The tongue-in-cheek aesthetic commentary regarding art and sex continues with “Antonio’s Mondrian,” in which a black lace panty hangs in a clothesline over a parody of Piet Mondrian’s red grid paintings, which seem to point toward the parodic clichés concerning Spanish (and Filipino) machismo, and their obvious weakness for the opposite sex. “Arabian Dancer,” seemingly rounding off the set, contrasts a painted depiction of a belly dancer on the top, wriggling in a blue field, while the blue eventually drips into what looks like acid rain, falling on a Mickey Mouse cartoon strip underneath.

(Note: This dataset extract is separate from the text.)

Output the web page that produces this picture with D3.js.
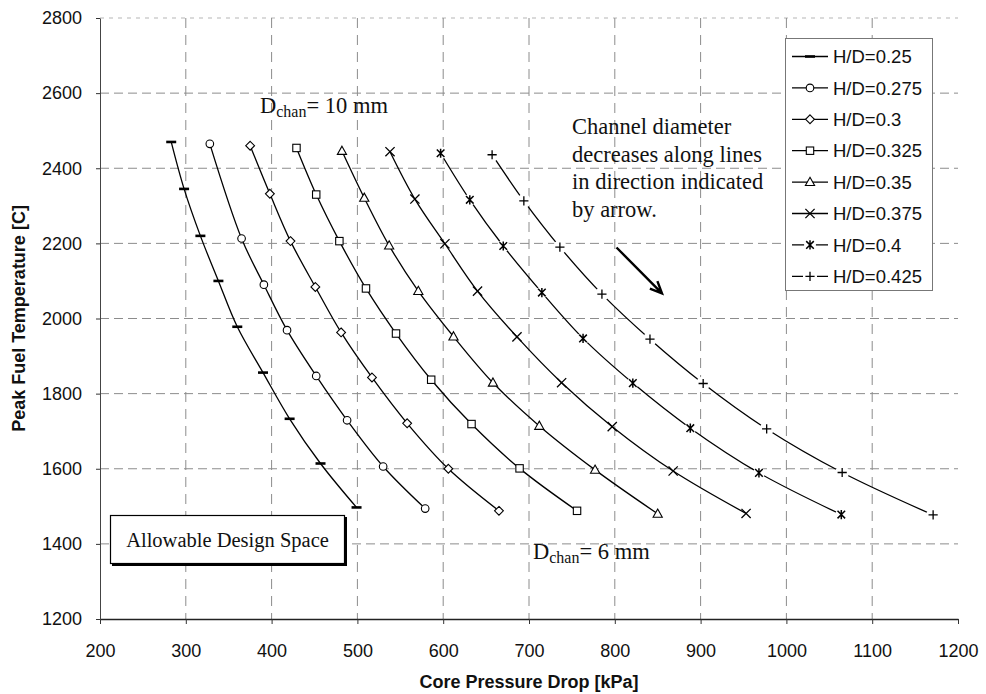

 These dense historical and social allusions (they can also be read as commentary against Western culture, or a sex games in which women seem to be the animator) found in Veneracion’swork continue in dozens of smaller works that are hung at various parts of the gallery, in effect creating a miniature solo exhibition within a grouped show. Indeed, taken as a whole, Veneracion’s work dominates this assembly of peers, and shows the diversity, and the possibilities of change, that is still possible in this group (averaging in their late fifties) of senior “abstract” practitioners.